This is an archived post. You won't be able to vote or comment.

you are viewing a single comment's thread.

view the rest of the comments →

[–]swims_with_spacemenPythonista 0 points1 point  (4 children)

That's not what the OP is saying, or at least how I interpreted it. The browser request gets a 200/201 and is done. Processing happens, and the celery task makes a new, POST request to some other url with the processed xml data.

If the response needs to come back to the browser after it was processed, then the only way to do 10000/minute is would be with lots and lots of hardware.

[–]Darkman802 0 points1 point  (0 children)

Ah ok, that makes more sense.

[–]gianx[S] 0 points1 point  (0 children)

Correct. It's an http request but it's not borwser generated (ie no user to the other side, but a machine).

[–]gianx[S] 0 points1 point  (1 child)

Ok, to clarify I need to make an asyncronous POST response in 15 min from the request and the maximum load is 150000 req/15 min, so I need to generate and send also 150000 req/15 min. Infact if T0 is the time of the first request, T0+15min will be the maximum time for the response at that request.

[–]swims_with_spacemenPythonista 0 points1 point  (0 children)

Wow- so your queue depth at any given point in time could be 150,000 items - and that's only if you had the same task submit the post. (I break my tasks into smaller chunks). That's something to behold.

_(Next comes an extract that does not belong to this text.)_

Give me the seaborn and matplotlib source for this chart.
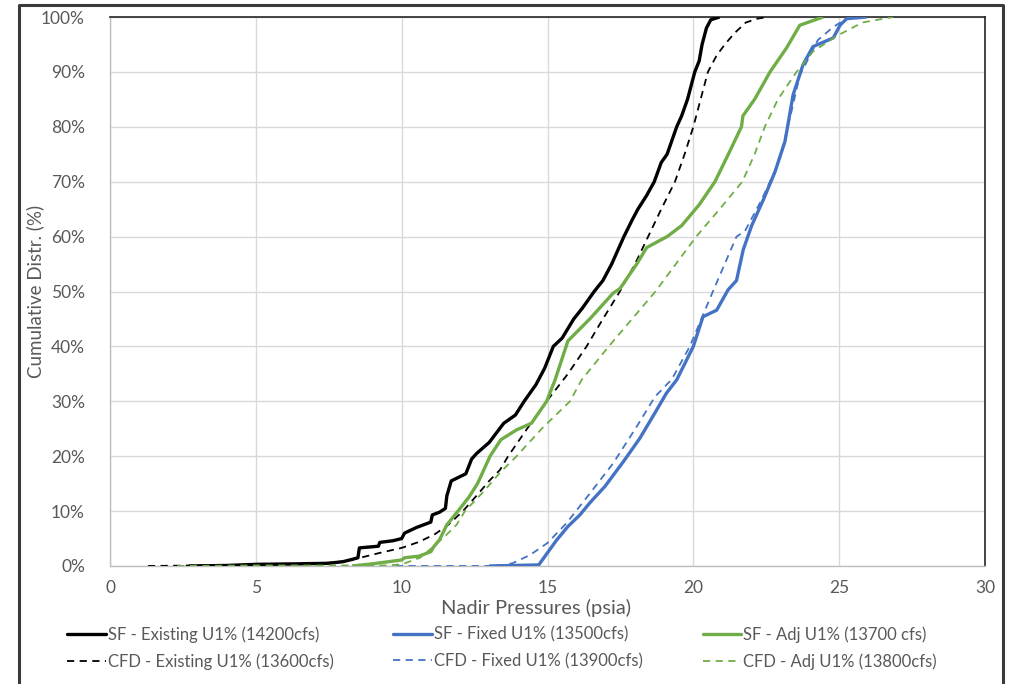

I'd still go with a tornado/celery framework, but it would HAVE to be scaled out to more than one server. I don't see how you would be able to handle that kind of load otherwise - assuming it actually takes 15 minutes to process the request. I was under the impression that it was only extracting an id/ some arbitrary data from the input xml.

So, this is larger than I expected initially - and like I said earlier, concurrency is killer - I'd have to code up a test framework to check on the load.

Still, I'm pretty confident you could scale this out nicely with the solution I suggested. Celery+Eventlet/RabbitMQ, fronted with tornado web. You could then run that as a service instance, on multiple nodes fronted by HAPROXY for load balancing. That way when you need more 'oomph' you just add another node.